There are some people who can truthfully say they'd love Tonia just as much as Tony, because it really is just about what they like about the characterization, regardless of gender. Tonia has probably also gained some brand new fans, who like her because she turns the dominant paradigm on its head- they'd enjoy watching a woman constantly objectifying men, and running roughshod over everyone.

But be honest: how many people would call Tonia a slut, a bitch, a whore, or a harpy? How dare that uppity woman torment poor little Timmy! Who does she think she is?

Let's try an opposite sort of example, and take Rose Tyler from Doctor Who.
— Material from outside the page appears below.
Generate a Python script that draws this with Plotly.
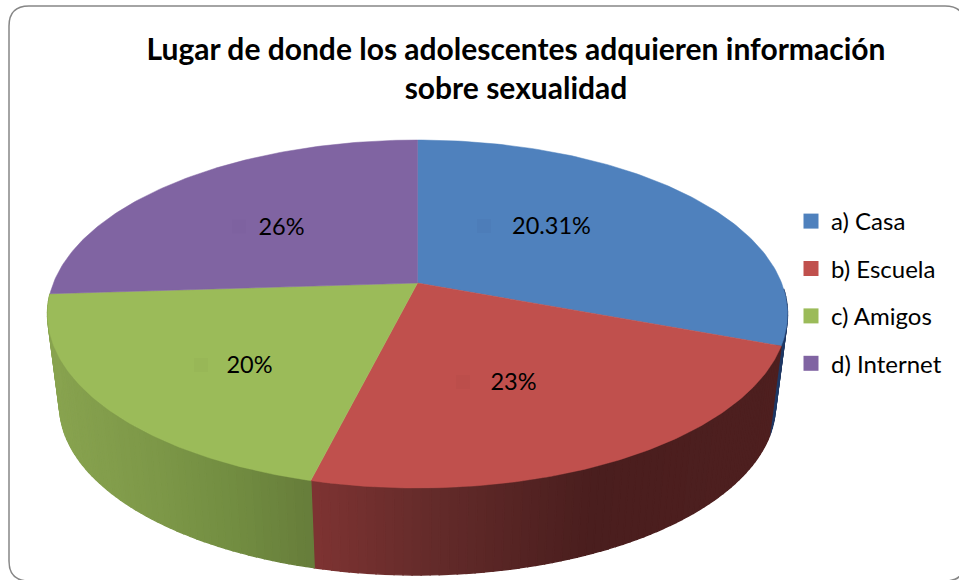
import numpy as np
import plotly.graph_objects as go

categories = ["a) Casa", "b) Escuela", "c) Amigos", "d) Internet"]
values = [30.7, 23.2, 20.1, 26.0]
shown_labels = ["20.31%", "23%", "20%", "26%"]
colors = ["#4F81BD", "#C0504D", "#9BBB59", "#8064A2"]
key_colors = ["#4D7DB9", "#BC4E4B", "#98B757", "#7E62A0"]

title_text = "Lugar de donde los adolescentes adquieren información<br>sobre sexualidad"

# 3-D view: the circle of the pie seen in perspective
CX, TOP_CY, TOP_RX, TOP_RY = 417.5, 314.0, 370.0, 174.0
BOT_CY, BOT_RX, BOT_RY = 405.0, 358.0, 170.0
PERSP = -0.178


def project(theta_deg, r, cy, rx, ry):
    t = np.radians(theta_deg)
    u = r * np.sin(t)
    v = -r * np.cos(t)
    d = 1 + PERSP * v
    return CX + rx * u * np.sqrt(1 - PERSP**2) / d, cy + ry * (v + PERSP) / d


def lerp_hex(stops, x):
    xs = [s[0] for s in stops]
    rgb = [np.interp(x, xs, [int(s[1][i:i + 2], 16) for s in stops]) for i in (1, 3, 5)]
    return "rgb(%d,%d,%d)" % tuple(int(round(c)) for c in rgb)


wall_shades = [
    [(700, "#1F3864"), (790, "#1F3864")],
    [(312, "#7E3332"), (430, "#642B2A"), (590, "#4A1E1E"), (790, "#4E1F1F")],
    [(50, "#88A34F"), (150, "#7D9848"), (230, "#728D41"), (315, "#667C3A")],
    [(40, "#88A34F"), (60, "#88A34F")],
]

edges = np.concatenate([[0], np.cumsum(values)]) / sum(values) * 360

fig = go.Figure()

# Side wall, drawn as narrow shaded strips
for i in range(3):
    start = max(edges[i], 92)
    stop = edges[i + 1]
    n = max(2, int((stop - start) / 1.2))
    grid = np.linspace(start, stop, n + 1)
    for a, b in zip(grid[:-1], grid[1:]):
        xa, ya = project(a, 1, TOP_CY, TOP_RX, TOP_RY)
        xb, yb = project(b, 1, TOP_CY, TOP_RX, TOP_RY)
        xc, yc = project(b, 1, BOT_CY, BOT_RX, BOT_RY)
        xd, yd = project(a, 1, BOT_CY, BOT_RX, BOT_RY)
        col = lerp_hex(wall_shades[i], (xa + xb) / 2)
        fig.add_trace(go.Scatter(
            x=[xa, xb, xc, xd, xa], y=[ya, yb, yc, yd, ya], mode="lines",
            fill="toself", fillcolor=col, line=dict(color=col, width=1.4),
            hoverinfo="skip", showlegend=False))

# Top faces
for i, cat in enumerate(categories):
    th = np.linspace(edges[i], edges[i + 1], 120)
    ex, ey = project(th, 1, TOP_CY, TOP_RX, TOP_RY)
    ax, ay = project(0.0, 0, TOP_CY, TOP_RX, TOP_RY)
    fig.add_trace(go.Scatter(
        x=np.concatenate([[ax], ex, [ax]]), y=np.concatenate([[ay], ey, [ay]]),
        mode="lines", fill="toself", fillcolor=colors[i],
        line=dict(color=colors[i], width=0.5), name=cat, text=shown_labels[i],
        hoverinfo="name+text", showlegend=False))

# Value labels with their faint keys
label_x = [551.5, 513.5, 249.5, 281.5]
label_y = [228, 384, 367, 229]
key_x = [484, 463, 201, 239]
key_y = [226, 382, 365, 226.5]
fig.add_trace(go.Scatter(
    x=key_x, y=key_y, mode="markers", showlegend=False, hoverinfo="skip",
    marker=dict(symbol="square", size=14, color=key_colors, line=dict(width=0))))
fig.add_trace(go.Scatter(
    x=label_x, y=label_y, mode="text", text=shown_labels, showlegend=False,
    hoverinfo="skip", textposition="middle center",
    textfont=dict(family="Lato", size=23.5, color="#000000")))

# Legend entries
for i, cat in enumerate(categories):
    fig.add_trace(go.Scatter(
        x=[None], y=[None], mode="markers", name=cat, legendgroup=cat,
        marker=dict(symbol="square", size=15, color=colors[i], line=dict(width=0))))

fig.update_layout(
    width=959, height=580, autosize=False,
    margin=dict(l=0, r=0, t=0, b=0),
    paper_bgcolor="white", plot_bgcolor="rgba(0,0,0,0)",
    xaxis=dict(range=[0, 959], visible=False, fixedrange=True),
    yaxis=dict(range=[580, 0], visible=False, fixedrange=True),
    title=dict(text="<b>" + title_text.replace("<br>", "</b><br><b>") + "</b>",
               x=516 / 959, xanchor="center", y=1 - 60 / 580, yanchor="top",
               font=dict(family="Lato", size=30, color="#000000")),
    legend=dict(x=791 / 959, y=1 - 199 / 580, xanchor="left", yanchor="top",
                bgcolor="rgba(0,0,0,0)", tracegroupgap=13.2,
                font=dict(family="Lato", size=24, color="#000000")),
    shapes=[dict(type="path", xref="x", yref="y",
                 path="M 29 6 L 945 6 Q 965 6 965 26 L 965 561 Q 965 581 945 581 "
                      "L 29 581 Q 9 581 9 561 L 9 26 Q 9 6 29 6 Z",
                 line=dict(color="#868686", width=1.5), layer="below")],
)

fig.write_html("out.html", post_script="document.body.style.margin='0';",
               config=dict(displayModeBar=False))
Rose consistently gets accused of being a Mary Sue, a selfish brat, a chav, and all sorts of other similarly offensive things. Imagine, however (honestly and deeply), if Rose was instead Ryan, played by someone like Bradley James. Let's say we now have a young man who doesn't have much in the way of education, but who pick things up pretty quickly, someone who's compassionate and friendly, and who loves the Doctor deeply. Ryan is suddenly reminding me a lot of a modern version of Jamie McCrimmon. How many people hate on Jamie, or call him a Gary Stu, or accuse him of being selfish for loving the Doctor? Just how many of the people who despise Rose would hate Ryan just as much?

Try taking any female character you dislike, and transforming them into a man... how does this change how you look at them? There are still going to be plenty of characters you dislike, regardless of gender, because they're still a cat hater, or a Yankees fan, or they look just like that math teacher who used to call you stupid. But how much time would you spend bashing them? Do you think there would be whole communities devoted to hating them? Would they be constantly vilified in fanfic?

But what does it matter if we bash female characters? They're only fictional, after all. I'll just say this- I don't think it's a good idea to spend a lot of time disparaging and despising women, even if they aren't real, as that's the sort of thing that can become a habit.

Yes, I'm oversimplifying things, being judgmental, and the people who see this are almost certainly the last people on earth who need to read it, but I had to throw it out there.

Thoughts, critiques, attacks, opinions?